NewsTracker Answers for week of Sep. 28, 2020

Q: A group of of 25 residents from the Pacific Ocean’s remote Easter Island have been stranded 2.600 miles away on the island of Tahiti for the past six months after the covid-19 pandemic forced flights to be canceled. Which of these oceans is the Pacific?

Circle the area on this map


Q: Easter Island, or Rapa Nui, is the southeastern-most point of a roughly triangular region that extends southwest to New Zealand and north to Hawaii. The islands in this area were originally populated by which ethnic group?

A. Amerindians

B. Japanese

C. Polynesians

D. Tibetans


C. Natives of the Polynesian Triangle speak Polynesian languages and share related DNA. Polynesians used their canoes and ancient navigation skills of reading stars, currents, clouds and bird movements to reach the most remote corners of the Pacific. Tahiti lies roughly in the middle of the Polynesian Triangle.
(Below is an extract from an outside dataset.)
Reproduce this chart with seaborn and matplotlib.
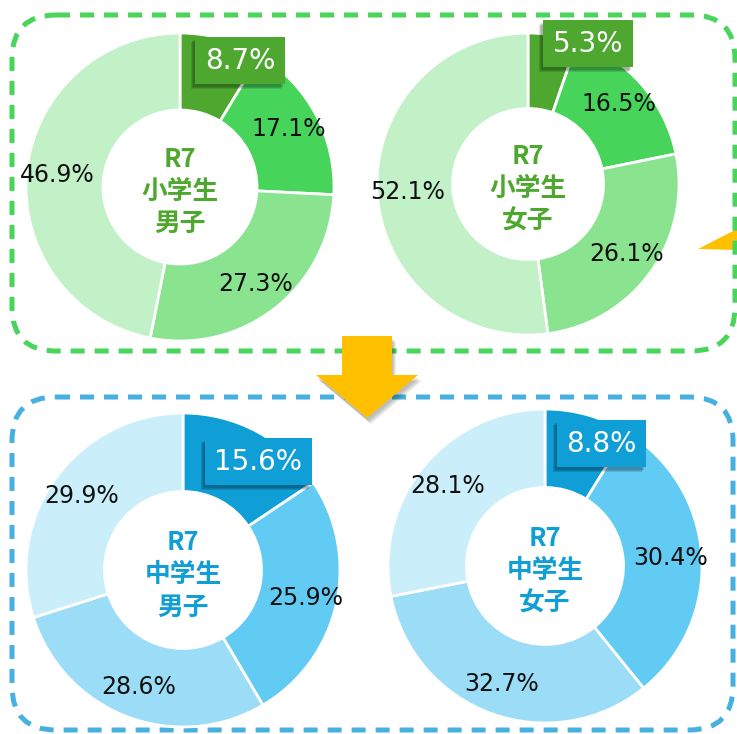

Q: The Easter Islanders visiting Tahiti were trapped when regular flights to and from Tahiti, Easter Island and Santiago were canceled. Santiago is the capital of what nation that includes Easter Island?

A. Chile

B. Ecuador

C. Galapagos

D. Venezuela


A. Easter Island was annexed by Chile in 1888 and the islanders gained Chilean citizenship in 1966. Polynesians are believed to have arrived on Easter Island about 1200. Disease, slave-trading and emigration to other islands reduced the island’s native population from around 3,000 people when Europeans first arrived in 1722 to a low of 111 in 1877.


Q: Easter Island is famous for its nearly 1,000 statues of giant heads which were erected by the Polynesians. What are those monumental statues called?

A. Manu'a

B. Maori

C. Maui

D. Moai


D. The Moai statues were created by the early Rapa Nui people. The Maori are the Polynesian natives of New Zealand. Mauii is a Hawaiian island settled by Polynesians who also settled Manu'a, a group of Samoan islands.


Q: At a distance of nearly 2,200 miles, mainland Chile is a bit closer to Easter Island than Tahiti. But for Easter Islanders, Tahiti has long been a stopping-off point, a connection to the rest of the world. Tahiti is part of an “overseas country” of which European nation?

A. Britain

B. France

C. Germany

D. Netherlands


B. Tahiti is the most populous of the 67 inhabited islands in French Polynesia, a semi-autonomous region of the French Republic. Many of the Rap Nui people who fled the South American slavers raiding Easter Island ended up migrating to Tahiti.